Clearly, I am out of step with the times. I recall, when I was a child, being amused at the way my octogenarian grandmother referred to cars as “machines.” Since she was born before the Civil War, her terminology, however, was probably reasonable.

Now I am an octogenarian who doesn’t know the difference between a smart phone and an iPhone, nor do I really know what an app is or how one texts. But the time has come, clearly, when I must mend my ways. I learned that on a recent trip to Stoughton.

I had an appointment with an optometrist at New England Sinai and it was easy enough to take the commuter train from South Station to Stoughton. I had phoned the hospital before I left to ask if it was within walking distance of the train station. They said it would be a three-mile walk and suggested I take a taxi. But when I arrived in Stoughton and tried calling a taxi on my flip-top cell phone, no one answered. The Stoughton Bakery was nearby, so I went in to ask if someone there might have a phone number for another Stoughton taxi service.

The Chinese-American baker in the Portuguese Stoughton Bakery checked for other taxi services on his smart phone. He called several, both in Stoughton and neighboring communities, but only one answered from a neighboring town. They said it would take 40 minutes for one of their taxis to get to Stoughton. My appointment was in 25 minutes and the doctor had come in from the North Shore. I was sure he wouldn’t want to cope with rush hour traffic going home if I ended up being late.
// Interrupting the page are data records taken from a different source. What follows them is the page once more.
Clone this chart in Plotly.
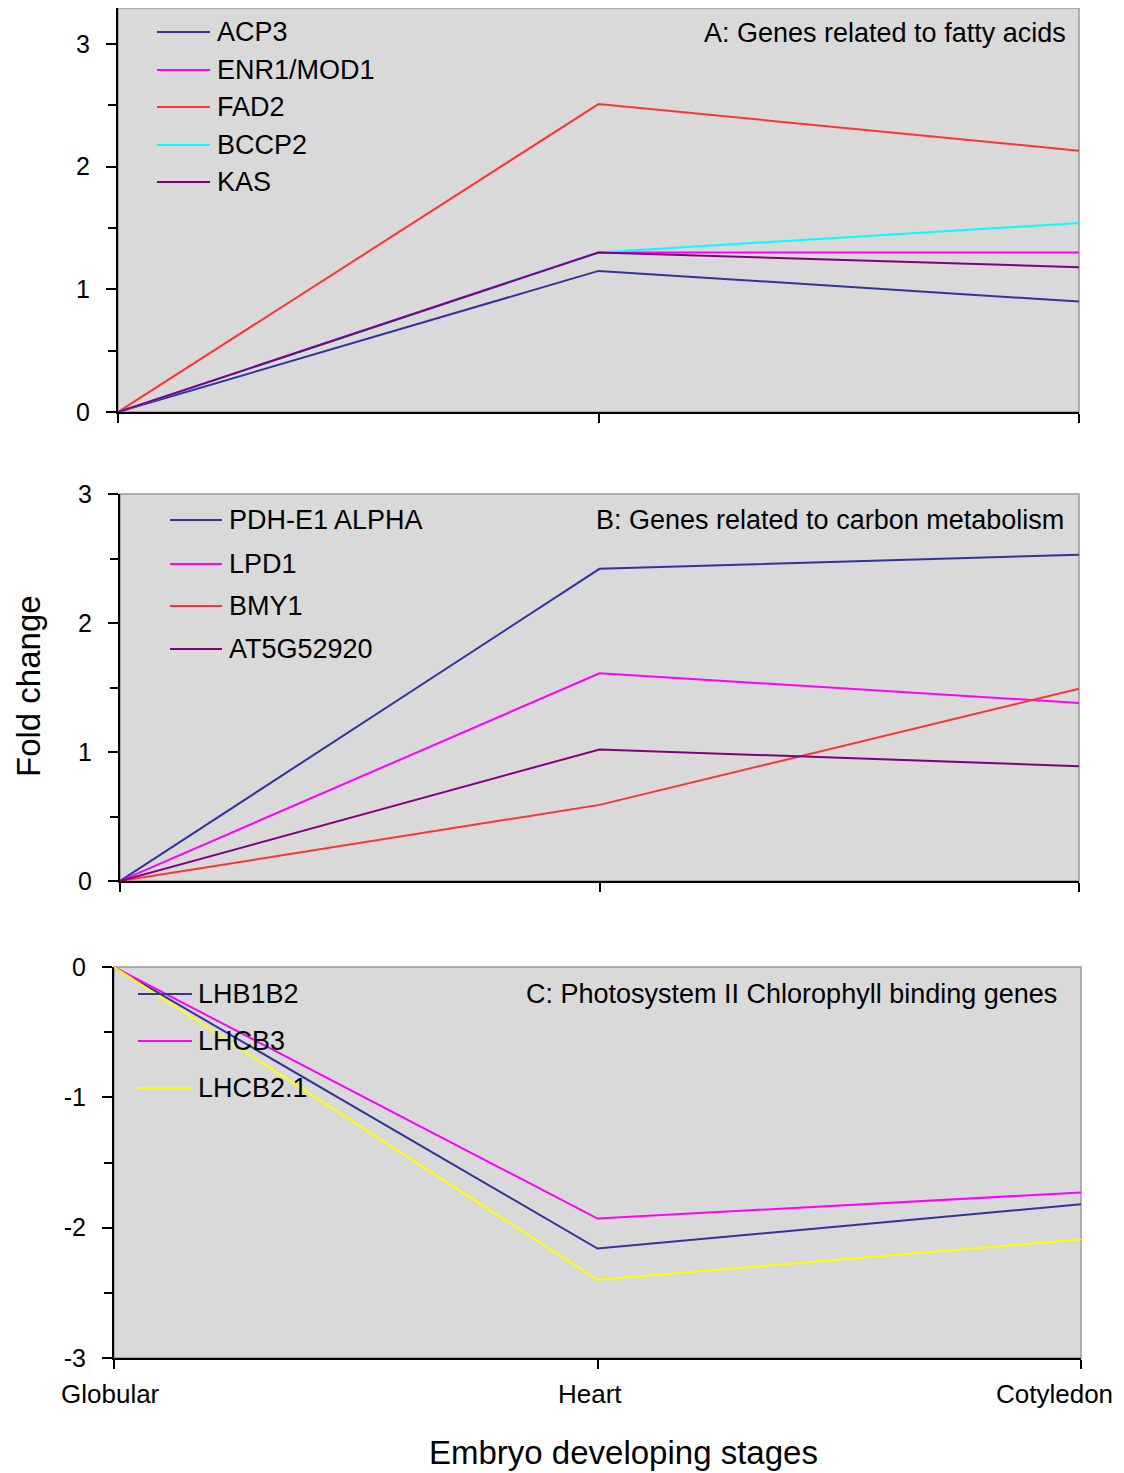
import plotly.graph_objects as go

# page body has an 8px default margin: lay out in reference pixel coords, shifted
OFF = 8
W, H = 1124 - OFF, 1473 - OFF

stages = ["Globular", "Heart", "Cotyledon"]
stage_pos = [0, 1, 2]

# Panel A: Genes related to fatty acids
a_names = ["ACP3", "ENR1/MOD1", "FAD2", "BCCP2", "KAS"]
a_values = [
    [0, 1.15, 0.90],
    [0, 1.30, 1.30],
    [0, 2.51, 2.13],
    [0, 1.30, 1.54],
    [0, 1.30, 1.18],
]
a_colors = ["#333399", "#FF00FF", "#FF3333", "#00FFFF", "#800080"]

# Panel B: Genes related to carbon metabolism
b_names = ["PDH-E1 ALPHA", "LPD1", "BMY1", "AT5G52920"]
b_values = [
    [0, 2.42, 2.53],
    [0, 1.61, 1.38],
    [0, 0.59, 1.49],
    [0, 1.02, 0.89],
]
b_colors = ["#333399", "#FF00FF", "#FF3333", "#800080"]

# Panel C: Photosystem II chlorophyll binding genes
c_names = ["LHB1B2", "LHCB3", "LHCB2.1"]
c_values = [
    [0, -2.16, -1.82],
    [0, -1.93, -1.73],
    [0, -2.40, -2.09],
]
c_colors = ["#333399", "#FF00FF", "#FFFF00"]

panel_titles = [
    "A: Genes related to fatty acids",
    "B: Genes related to carbon metabolism",
    "C: Photosystem II Chlorophyll binding genes",
]

y_ticks = [[0, 1, 2, 3], [0, 1, 2, 3], [-3, -2, -1, 0]]
y_ticklabels = [["0", "1", "2", "3"], ["0", "1", "2", "3"], ["-3", "-2", "-1", "0"]]


def px(x):
    return (x - OFF) / W


def py(y):
    return 1 - (y - OFF) / H


FONT = "Arial, Liberation Sans, sans-serif"

# panel geometry in reference pixels: (left, right, top, bottom)
geo = [
    (118, 1079, 8, 412),
    (120, 1079, 494, 881),
    (114, 1081, 967, 1358),
]
yranges = [[0, 3.293], [0, 3.0], [-3, 0]]

fig = go.Figure()

panels = [(a_names, a_values, a_colors), (b_names, b_values, b_colors), (c_names, c_values, c_colors)]
for i, (names, vals, cols) in enumerate(panels):
    xa = "x" if i == 0 else f"x{i+1}"
    ya = "y" if i == 0 else f"y{i+1}"
    for n, v, c in zip(names, vals, cols):
        fig.add_trace(go.Scatter(x=stage_pos, y=v, mode="lines", name=n,
                                 line=dict(color=c, width=2), xaxis=xa, yaxis=ya,
                                 showlegend=False, cliponaxis=False))

layout = dict(width=W, height=H, paper_bgcolor="white", plot_bgcolor="#D9D9D9",
              margin=dict(l=0, r=0, t=0, b=0, autoexpand=False), showlegend=False)

shapes = []
annotations = []
for i in range(3):
    l, r, t, b = geo[i]
    xk = "xaxis" if i == 0 else f"xaxis{i+1}"
    yk = "yaxis" if i == 0 else f"yaxis{i+1}"
    ya_ref = "y" if i == 0 else f"y{i+1}"
    xa_ref = "x" if i == 0 else f"x{i+1}"
    layout[xk] = dict(domain=[px(l), px(r)], anchor=ya_ref, range=[0, 2], automargin=False,
                      tickvals=stage_pos, showticklabels=False,
                      ticks="outside", ticklen=9, tickwidth=1.5,
                      tickcolor="black", showline=True, linecolor="black", linewidth=2,
                      showgrid=False, zeroline=False)
    layout[yk] = dict(domain=[py(b), py(t)], anchor=xa_ref, range=yranges[i], automargin=False,
                      tickvals=y_ticks[i], ticktext=y_ticklabels[i],
                      ticks="outside", ticklen=10, tickwidth=1.5,
                      tickcolor="black", showline=True, linecolor="black", linewidth=2,
                      showgrid=False, zeroline=False,
                      minor=dict(dtick=0.5, ticks="outside", ticklen=8, tickwidth=1.5,
                                 tickcolor="black", showgrid=False),
                      tickfont=dict(family=FONT, size=25, color="black"),
                      ticklabelstandoff=11)
    shapes.append(dict(type="rect", xref="paper", yref="paper", x0=px(l), x1=px(r),
                       y0=py(b), y1=py(t), fillcolor="rgba(0,0,0,0)",
                       line=dict(color="#999999", width=1.5), layer="below"))

# stage labels under bottom panel, anchored on the category positions
stage_shift = [-4, -8, -27]
for s, xv, sh in zip(stages, stage_pos, stage_shift):
    annotations.append(dict(text=s, xref="x3", yref="paper", x=xv, y=py(1394),
                            xshift=sh, xanchor="center", yanchor="middle", showarrow=False,
                            font=dict(family=FONT, size=26, color="black")))

# legends (manual, one per panel)
leg_specs = [
    (157, 210, 215, [32, 70, 107, 145, 182]),
    (170, 222, 227, [520, 564, 606, 649]),
    (138, 192, 196, [994, 1041, 1088]),
]
for i, (names, vals, cols) in enumerate(panels):
    x0, x1, xt, ys = leg_specs[i]
    for n, c, yy in zip(names, cols, ys):
        shapes.append(dict(type="line", xref="paper", yref="paper", x0=px(x0), x1=px(x1),
                           y0=py(yy), y1=py(yy), line=dict(color=c, width=2)))
        annotations.append(dict(text=n, xref="paper", yref="paper", x=px(xt), y=py(yy),
                                xanchor="left", yanchor="middle", showarrow=False,
                                font=dict(family=FONT, size=27, color="black")))

title_pos = [(1068, 33), (1066, 520), (1059, 994)]
for t, (xx, yy) in zip(panel_titles, title_pos):
    annotations.append(dict(text=t, xref="paper", yref="paper", x=px(xx), y=py(yy),
                            xanchor="right", yanchor="middle", showarrow=False,
                            font=dict(family=FONT, size=27, color="black")))

annotations.append(dict(text="Fold change", xref="paper", yref="paper", x=px(28), y=py(686),
                        xanchor="center", yanchor="middle", showarrow=False, textangle=-90,
                        font=dict(family=FONT, size=33, color="black")))
annotations.append(dict(text="Embryo developing stages", xref="paper", yref="paper",
                        x=px(623), y=py(1452), xanchor="center", yanchor="middle",
                        showarrow=False, font=dict(family=FONT, size=33, color="black")))

layout["shapes"] = shapes
layout["annotations"] = annotations
fig.update_layout(**layout)
fig.write_html("out.html")
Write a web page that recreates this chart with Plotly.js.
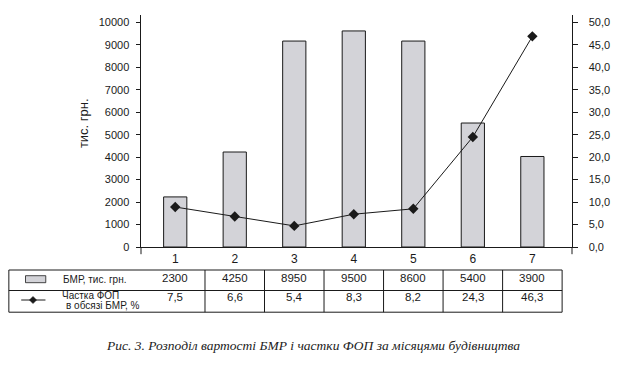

Didn’t I have an Uber or a Lyft account, the baker wanted to know. I murmured that I didn’t own a smart phone. The baker looked surprised and said taxi companies were all closing down because of Uber and the Lyft. Then he said he would call his wife and ask her to drive me to the hospital.

A few minutes later, the baker’s wife arrived and we set off. She wasn’t sure exactly where the hospital was, although she lived in Stoughton. She, too, was a bit out of step with the times for her car had no GPS.

While we looked for the hospital, we talked about China’s coronavirus outbreak and how her sister-in-law lived in Wuhan, where the outbreak began, and was forbidden to leave her house. I told her I had visited China long ago, but not Wuhan. It turned out, however, that I had been in Tientsin, where her family was from. I thanked her profusely when she finally deposited me at the door of New England Sinai, and wished I had bought more than pistachio cookies from her husband back at the bakery.

The doctor visit was a follow-up for a cataract operation. All was well, the doctor said, and I was ready for a cataract operation on the other eye. But by the time he was through with the examination, it was almost 5 p.m. He asked how I was getting back to the train. I said that I would ask the receptionist to call me a taxi. He said he would go down to the receptionist’s desk with me.

There, the receptionist, like the baker, called every taxi company with a phone listing in Stoughton and its environs. No one answered anywhere.

“But, surely,” the receptionist said, “you can call an Uber or a Lyft.”

I explained that I couldn’t since I didn’t have a smart phone. The doctor and receptionist looked surprised that I was so out of step with the times.

I said I could walk back to the station (not telling them that I knew it was three miles away, it was dark and I was hauling a mini-suitcase).

But even though the doctor lived on the North Shore and only visited Stoughton once every two weeks, he knew the hospital was far from the town center. He looked at his watch and sighed and said he’d go back up to his office and take off his white coat and get his outdoor coat and, under the circumstances, shift from being a doctor to being my taxi driver. Neither one of us knew then how long he was going to be my taxi driver.

The receptionist gave us quick directions to get to the train. They proved impossible to follow. We crossed the train tracks twice in each direction looking for the railway stop.

“Look,” the doctor said after our fourth crossing. “There it is. I know train stations when I see them. I’m an electric train collector. There it is, that old stone structure. That’s what all the train stations look like in my electric train sets!”

He was right, but the old stone station was locked up tight and looked, as we peered through the windows, as if it had been closed up for decades.

By then, of course, there were virtually no pedestrians on the streets. Finally, we managed to learn from a woman walking her dog where the working platform was located that I had left from earlier in the day.

The almost-last commuter train to Boston pulled in just as I walked up the ramp with my luggage. As I looked out the train window, I could see my kindly doctor trying to find out from someone in a car how to get to Route 138 so he could finally drive home to the North Shore.

I guess it is time for me to find out about apps and texting. And I sympathize with my grandmother calling cars “machines.”